The Women's Media Center's annual report is out, and the status of women in news and entertainment is as bleak as ever. Little progress has been made in most areas, and there are some places—like sports journalism—where women have actually lost ground. Representation of women in sports journalism dropped from 17% to 10% last year.
And some of the media news in 2014 was particularly discouraging for women. “Two high-profile roles previously held by women — Diane Sawyer of ABC News and Jill Abramson of The New York Times—were changed in 2014,” said Julie Burton, president of the Women's Media Center. “These veteran journalists were in positions of power at media giants, shaping, directing and delivering news. Both women were replaced by men.’’ The Status of Women in U.S. Media report, released Thursday, shows how far women still have to go in order to achieve real gender parity.
Here's a list of some of the most depressing insights from the report, which draws on 49 studies of women across media platforms. (This is why some of the numbers are from 2012-2013, even though this is the report on 2014 and 2015).
1. The news industry still hasn't achieved anything that resembles gender equality. Women are on camera only 32% of the time in evening broadcast news, and write 37% of print stories news stories. Between 2013 and 2014, female bylines and other credits increased just a little more than 1%. At the New York Times, more than 67% of bylines are male.
2. Men still dominate "hard news." Even though the 2016 election could be the first time a woman presidential candidate gets a major party nomination, men report 65% of political stories. Men also dominate science coverage (63%), world politics coverage (64%) and criminal justice news (67%). Women have lost traction in sports journalism, with only 10% of sports coverage produced by women (last year, it was 17%). Education and lifestyle coverage were the only areas that demonstrated any real parity.
3. Opinions are apparently a male thing. Newspaper editorial boards are on average made up of seven men and four women. And the overall commentators on Sunday morning talk-shows are more than 70% male.

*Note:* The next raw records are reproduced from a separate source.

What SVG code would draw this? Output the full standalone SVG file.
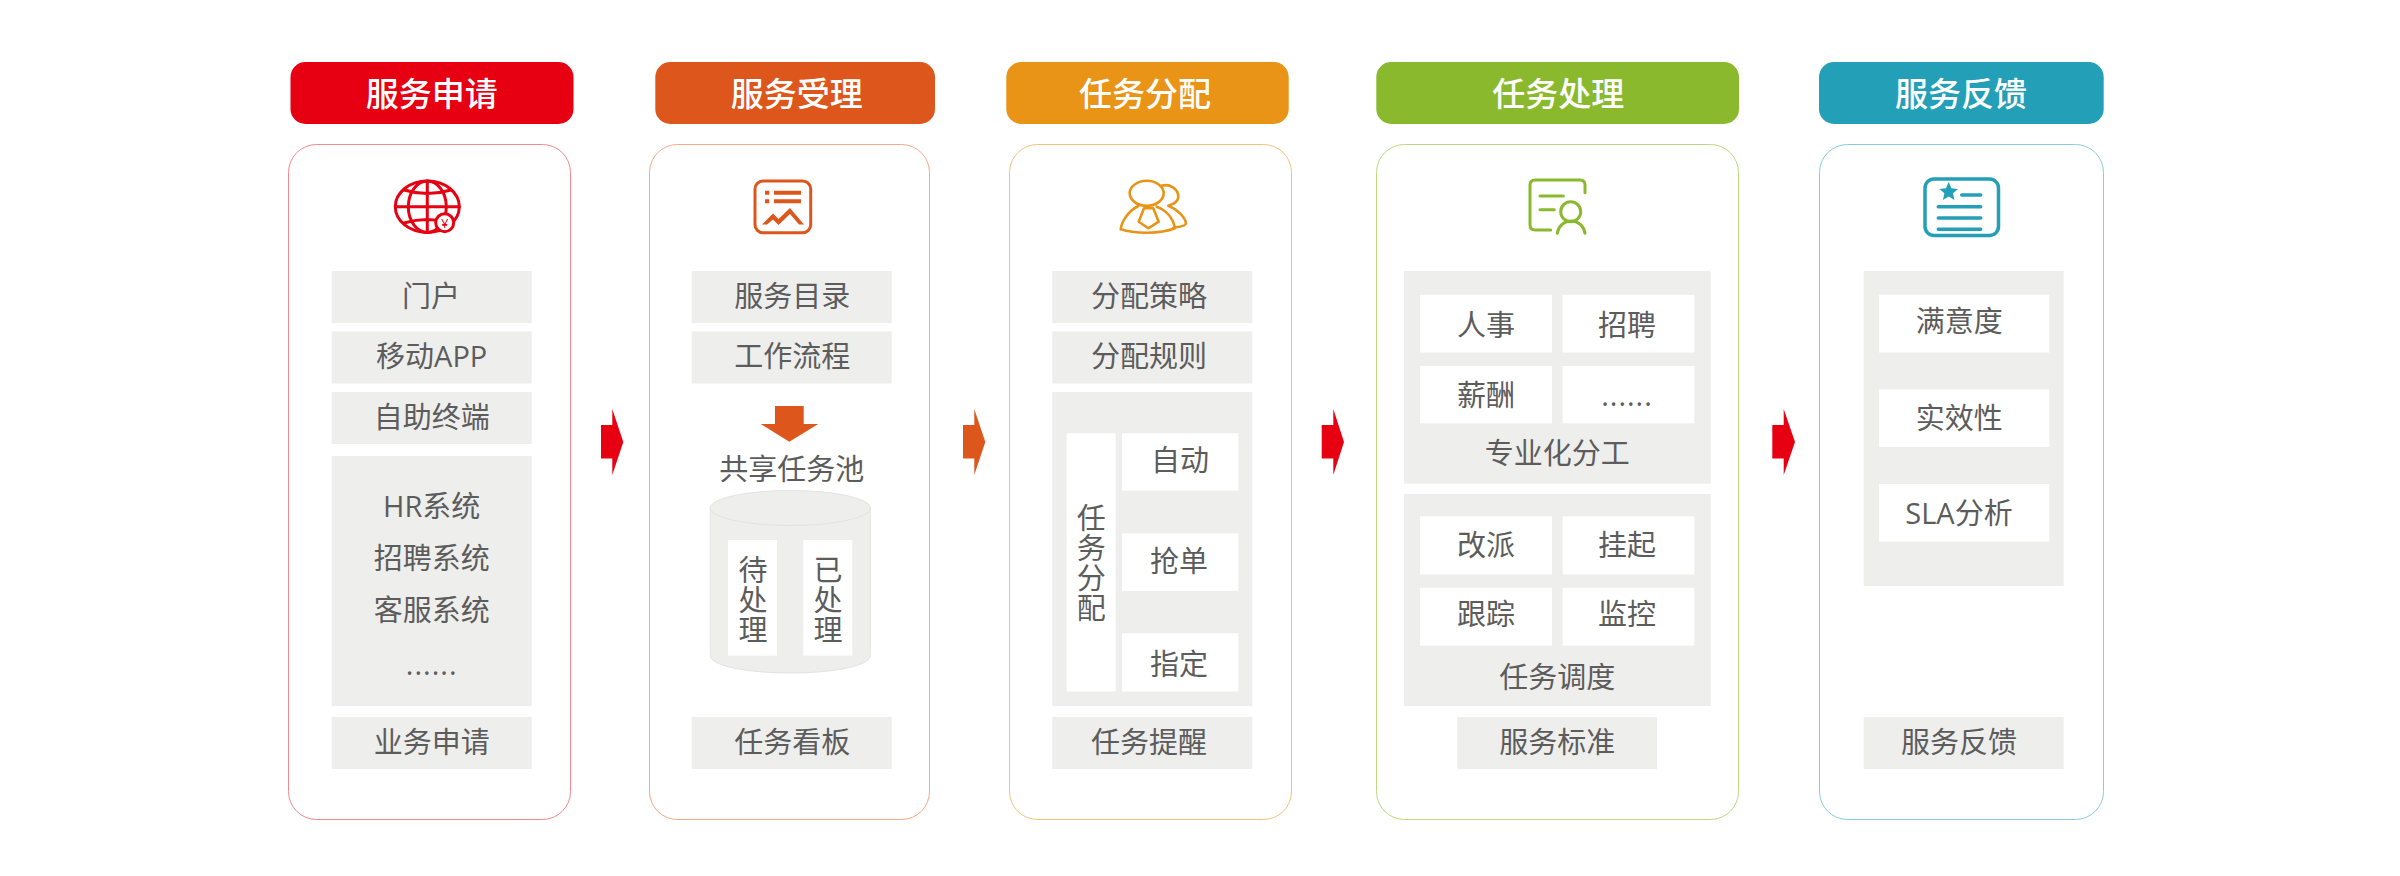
<svg xmlns="http://www.w3.org/2000/svg" width="2400" height="876" viewBox="0 0 2400 876">
<style>
text{font-family:"Open Sans","Noto Sans CJK SC","Noto Sans CJK TC",sans-serif;text-anchor:middle}
.t{font-size:29px;fill:#5c5c5c;font-weight:400}
.v{writing-mode:vertical-rl;letter-spacing:1px}
.d{letter-spacing:1px}
.h{font-size:33px;fill:#fff;font-weight:500}
.g{fill:#eeeeed}
.w{fill:#fff}
.card{fill:#fff;stroke-width:1}
.ic{fill:none;stroke-width:3;stroke-linecap:round;stroke-linejoin:round}
</style>
<rect width="2400" height="876" fill="#fff"/>
<g id="connectors">
<path fill="#e60012" d="M601 425H612.3V409L623.3 442L612.3 475V458.5H601Z"/>
<path fill="#dd561c" d="M963 425H974.3V409L985.3 442L974.3 475V458.5H963Z"/>
<path fill="#e60012" d="M1321.7 425H1333.3V409L1344 442L1333.3 475V458.5H1321.7Z"/>
<path fill="#e60012" d="M1772.3 425H1783.7V409L1795 442L1783.7 475V458.5H1772.3Z"/>
</g>
<g id="col1">
<rect x="290.500" y="62" width="283" height="62" rx="15" fill="#e60012"/>
<text class="h" x="431.700" y="105.500">服务申请</text>
<rect class="card" x="288.500" y="144.500" width="282" height="675" rx="28" stroke="#f08a90"/>
<g class="ic" stroke="#e60012">
<ellipse cx="427.300" cy="206.700" rx="32" ry="25.700"/>
<ellipse cx="427.300" cy="206.700" rx="19" ry="25.700"/>
<path d="M427.300 181V232.400M395.300 206.700H459.300M404 190Q427.300 197 451 190M404 223Q427.300 216 451 223"/>
<circle cx="444.700" cy="222.700" r="9" fill="#fff"/>
</g>
<text x="444.700" y="227.500" style="font-size:13px;fill:#e60012">¥</text>
<rect class="g" x="331.700" y="271" width="200" height="52"/><text class="t" x="431" y="307">门户</text>
<rect class="g" x="331.700" y="331.500" width="200" height="52"/><text class="t" x="431.700" y="367">移动APP</text>
<rect class="g" x="331.700" y="392" width="200" height="52"/><text class="t" x="431.700" y="428">自助终端</text>
<rect class="g" x="331.700" y="456" width="200" height="250"/>
<text class="t" x="431.700" y="516.500">HR系统</text>
<text class="t" x="431.700" y="569">招聘系统</text>
<text class="t" x="431.700" y="621">客服系统</text>
<text class="t d" x="431.700" y="675">......</text>
<rect class="g" x="331.700" y="717" width="200" height="52"/><text class="t" x="431.700" y="752.500">业务申请</text>
</g>
<g id="col2">
<rect x="655.300" y="62" width="279.700" height="62" rx="15" fill="#dd561c"/>
<text class="h" x="796.700" y="105.500">服务受理</text>
<rect class="card" x="649.500" y="144.500" width="280" height="675" rx="28" stroke="#f3a98a"/>
<rect x="755" y="181" width="55.700" height="51.700" rx="8" fill="none" stroke="#dd561c" stroke-width="3"/>
<path fill="#dd561c" d="M765 190.700h4.300v4h-4.300zM765 199.300h4.300v4h-4.300zM774 190.700h27v4h-27zM774 199.300h27v4h-27zM762 224.500L773 213.500L778.500 219L790 208L804 224.500H799L790 214L778.500 225L773 219.500L767 224.500Z"/>
<rect class="g" x="691.700" y="271" width="200" height="52"/><text class="t" x="792.300" y="307">服务目录</text>
<rect class="g" x="691.700" y="331.500" width="200" height="52"/><text class="t" x="792.300" y="367">工作流程</text>
<path fill="#dd561c" d="M775 406H803.700V424H818.300L789.300 441.700L760.700 424H775Z"/>
<text class="t" x="791.700" y="480">共享任务池</text>
<path class="g" stroke="#e3e3e3" stroke-width="1" d="M710.300 508V655.700C710.300 665.500 746 673 790.300 673S870.300 665.500 870.300 655.700V508"/>
<ellipse class="g" stroke="#e3e3e3" stroke-width="1" cx="790.300" cy="508" rx="80" ry="17.500"/>
<rect class="w" x="728" y="540" width="49" height="115.700"/>
<rect class="w" x="803.300" y="540" width="49" height="115.700"/>
<text class="t v" x="751.500" y="600.500">待处理</text>
<text class="t v" x="826.500" y="600.500">已处理</text>
<rect class="g" x="691.700" y="717" width="200" height="52"/><text class="t" x="792.300" y="752.500">任务看板</text>
</g>
<g id="col3">
<rect x="1006.300" y="62" width="282.400" height="62" rx="15" fill="#e99317"/>
<text class="h" x="1145" y="105.500">任务分配</text>
<rect class="card" x="1009.500" y="144.500" width="282" height="675" rx="28" stroke="#f5c27e"/>
<g class="ic" stroke="#e99317" style="stroke-width:2.600">
<path d="M1160.700 186C1170 183 1178.300 189 1178.300 196.700C1178.300 201 1174 204 1168.300 205.700C1177 209 1185 217 1186 223.300C1186 226 1180 227 1173.300 227.700"/>
<ellipse cx="1146.700" cy="193.300" rx="17" ry="12.500"/>
<path d="M1138.300 206C1128 211 1121.500 222 1120.700 229.300C1135 234 1160 234 1175 228.300C1173 218 1166 210 1156.700 206.700"/>
<path d="M1144 208.300H1153.300L1158.700 221.700L1148.300 228.300L1138.700 221.700Z"/>
</g>
<rect class="g" x="1052.300" y="271" width="200" height="52"/><text class="t" x="1149" y="307">分配策略</text>
<rect class="g" x="1052.300" y="331.500" width="200" height="52"/><text class="t" x="1149" y="367">分配规则</text>
<rect class="g" x="1052.300" y="392" width="200" height="314"/>
<rect class="w" x="1066.700" y="433.300" width="49" height="258.200"/>
<rect class="w" x="1122" y="433.300" width="116.300" height="57.400"/><text class="t" x="1180" y="471">自动</text>
<rect class="w" x="1122" y="533.300" width="116.300" height="57.700"/><text class="t" x="1179" y="571.500">抢单</text>
<rect class="w" x="1122" y="633.300" width="116.300" height="58.200"/><text class="t" x="1179" y="674.500">指定</text>
<text class="t v" x="1089.800" y="563">任务分配</text>
<rect class="g" x="1052.300" y="717" width="200" height="52"/><text class="t" x="1149" y="752.500">任务提醒</text>
</g>
<g id="col4">
<rect x="1376.300" y="62" width="362.700" height="62" rx="15" fill="#8ab92d"/>
<text class="h" x="1558.300" y="105.500">任务处理</text>
<rect class="card" x="1376.500" y="144.500" width="362" height="675" rx="28" stroke="#bcd97f"/>
<g class="ic" stroke="#8ab92d">
<path d="M1585 192.700V185Q1585 180 1580 180H1535Q1530 180 1530 185V225Q1530 230 1535 230H1550.700M1540 196H1563.300M1540 209.700H1554.300M1557.300 233.300A14 14.500 0 0 1 1585 233.300"/>
<circle cx="1570.700" cy="211.700" r="10"/>
</g>
<rect class="g" x="1404" y="271" width="306.700" height="212.700"/>
<rect class="w" x="1420" y="294.800" width="132" height="57.800"/><text class="t" x="1486" y="335.500">人事</text>
<rect class="w" x="1562.700" y="294.800" width="131.600" height="57.800"/><text class="t" x="1627" y="335.500">招聘</text>
<rect class="w" x="1420" y="366" width="132" height="57.300"/><text class="t" x="1486" y="406">薪酬</text>
<rect class="w" x="1562.700" y="366" width="131.600" height="57.300"/><text class="t d" x="1627" y="405.500">......</text>
<text class="t" x="1557.300" y="463.500">专业化分工</text>
<rect class="g" x="1404" y="494" width="306.700" height="212"/>
<rect class="w" x="1420" y="516.300" width="132" height="58.100"/><text class="t" x="1486" y="556">改派</text>
<rect class="w" x="1562.700" y="516.300" width="131.600" height="58.100"/><text class="t" x="1627" y="556">挂起</text>
<rect class="w" x="1420" y="587.800" width="132" height="57.800"/><text class="t" x="1486" y="624.500">跟踪</text>
<rect class="w" x="1562.700" y="587.800" width="131.600" height="57.800"/><text class="t" x="1627" y="624.500">监控</text>
<text class="t" x="1557.300" y="687.500">任务调度</text>
<rect class="g" x="1457.300" y="717" width="199.700" height="52"/><text class="t" x="1557.300" y="752.500">服务标准</text>
</g>
<g id="col5">
<rect x="1819" y="62" width="284.700" height="62" rx="15" fill="#249fb8"/>
<text class="h" x="1961" y="105.500">服务反馈</text>
<rect class="card" x="1819.500" y="144.500" width="284" height="675" rx="28" stroke="#8accda"/>
<g class="ic" stroke="#249fb8" style="stroke-width:3.500">
<rect x="1925" y="179" width="73.500" height="56.500" rx="9"/>
<path d="M1961.700 195H1980.700M1938.300 206.700H1980.700M1938.300 218H1980.700M1938.300 229.300H1980.700"/>
</g>
<path fill="#249fb8" d="M1948.700 182L1951.400 188.300L1958 188.900L1953 193.300L1954.500 200L1948.700 196.500L1942.900 200L1944.400 193.300L1939.400 188.900L1946 188.300Z"/>
<rect class="g" x="1863.700" y="271" width="200" height="315"/>
<rect class="w" x="1879" y="294.800" width="170.300" height="57.800"/><text class="t" x="1959.300" y="332">满意度</text>
<rect class="w" x="1879" y="389.300" width="170.300" height="57.700"/><text class="t" x="1959.300" y="428.500">实效性</text>
<rect class="w" x="1879" y="484" width="170.300" height="57.500"/><text class="t" x="1959" y="524">SLA分析</text>
<rect class="g" x="1863.700" y="717" width="200" height="52"/><text class="t" x="1959" y="752.500">服务反馈</text>
</g>
</svg>
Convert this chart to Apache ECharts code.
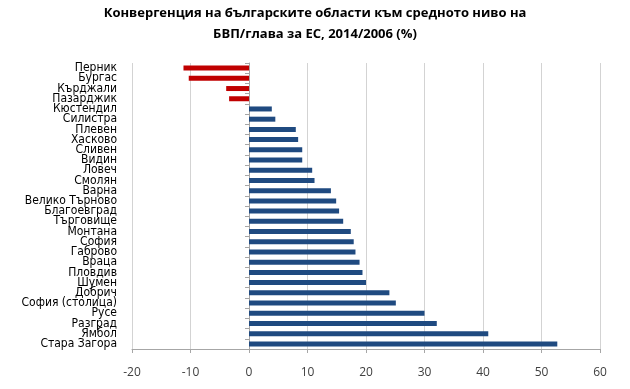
<!DOCTYPE html>
<html><head><meta charset="utf-8">
<script src="https://cdn.jsdelivr.net/npm/echarts@6/dist/echarts.min.js"></script>
<style>html,body{margin:0;padding:0;background:#fff}#c{width:630px;height:389px}</style>
</head><body><div id="c"></div>
<script>
var categories = ['Перник','Бургас','Кърджали','Пазарджик','Кюстендил','Силистра','Плевен','Хасково','Сливен','Видин','Ловеч','Смолян','Варна','Велико Търново','Благоевград','Търговище','Монтана','София','Габрово','Враца','Пловдив','Шумен','Добрич','София (столица)','Русе','Разград','Ямбол','Стара Загора'];
var values = [-11.2,-10.3,-3.9,-3.4,3.9,4.5,8.0,8.4,9.1,9.1,10.8,11.2,14.0,14.9,15.4,16.1,17.4,17.9,18.2,18.9,19.4,20.0,24.0,25.1,30.0,32.1,40.9,52.7];
var xTicks = [-20,-10,0,10,20,30,40,50,60];
var titleText = 'Конвергенция на българските области към средното ниво на\nБВП/глава за ЕС, 2014/2006 (%)';

var chart = echarts.init(document.getElementById('c'));
chart.setOption({
  animation: false,
  title: {
    text: titleText, left: 'center', top: -2,
    textStyle: {fontFamily: 'Open Sans', fontSize: 13, fontWeight: 'bold', color: '#000', lineHeight: 21}
  },
  grid: {left: 132, right: 30, top: 63, bottom: 40, containLabel: false, outerBoundsMode: 'none'},
  xAxis: {
    type: 'value', min: xTicks[0], max: xTicks[xTicks.length-1], interval: 10,
    axisLine: {show: true, onZero: false, lineStyle: {color: '#a6a6a6'}},
    axisTick: {show: true, length: 4, lineStyle: {color: '#a6a6a6'}},
    axisLabel: {color: '#404040', fontFamily: 'Open Sans', fontSize: 12, margin: 18},
    splitLine: {show: true, lineStyle: {color: '#d3d3d3', type: 'solid'}}
  },
  yAxis: [{
    type: 'category', data: categories, inverse: true, position: 'left',
    axisLine: {show: false, onZero: false},
    axisTick: {show: false},
    axisLabel: {color: '#000', fontFamily: 'DejaVu Sans Condensed, Liberation Sans', fontSize: 12, margin: 15, interval: 0},
    splitLine: {show: false}
  }, {
    type: 'category', data: categories, inverse: true, position: 'left',
    axisLine: {show: true, onZero: true, lineStyle: {color: '#a6a6a6'}},
    axisTick: {show: true, length: 4, interval: 0, lineStyle: {color: '#a6a6a6'}},
    axisLabel: {show: false},
    splitLine: {show: false}
  }],
  series: [{
    type: 'bar', data: values, barWidth: 5, yAxisIndex: 0,
    itemStyle: {color: function(p){ return p.value < 0 ? '#c00000' : '#1f4a80'; }}
  }]
});
</script></body></html>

4. Hollywood executives are still overwhelmingly white and male. Studio senior management is 92% white and 83% male.
5. There's bad news for actresses and minorities. Women accounted for only 12% of on-screen protagonists in 2014, and 30% of characters with speaking parts. There are also persistent racial disparities: White people are cast in lead roles more than twice as often as people of color, and white film writers outnumber minority writers 3 to 1. In 17% of films, no black people had speaking parts.
6. Women are losing traction behind the scenes. Women accounted for 25% of writers in 2013-2014, down from 34% the previous year. Women make up only 23% of executive producers (down from 27%) and 20% of show creators (down from 24%). For the 250 most profitable films made in 2014, 83% of the directors, producers, writers, cinematographers and editors are guys.
7. The stereotypes persist even in love. Black men are the most likely to be shown in relationships (68% of male characters in relationships are black) while Asian men are the least likely to have girlfriends on screen (29%). Latino characters of both genders were the most likely to be hyper-sexualized on-screen.
8. Latino characters are particularly under-represented. Latinos are 17% of the U.S. population and buy 25% of movie tickets, but have less than 5% of speaking roles in films. There are no Latino studio or network presidents, and from 2012 to 2013, 69% of all maids were played by Latina actresses.
But it's not all bad news! There's been some progress made. For example, at the New York Times Book Review, 52% of reviews in 2014 were written by women. At the Chicago Sun-Times, 54% of the bylines were female, and 53% of contributors to the Huffington Post are women. And in the top grossing films of 2013, the number of movies in which teen girls were hyper-sexualized dropped from around 31% to less than 19%.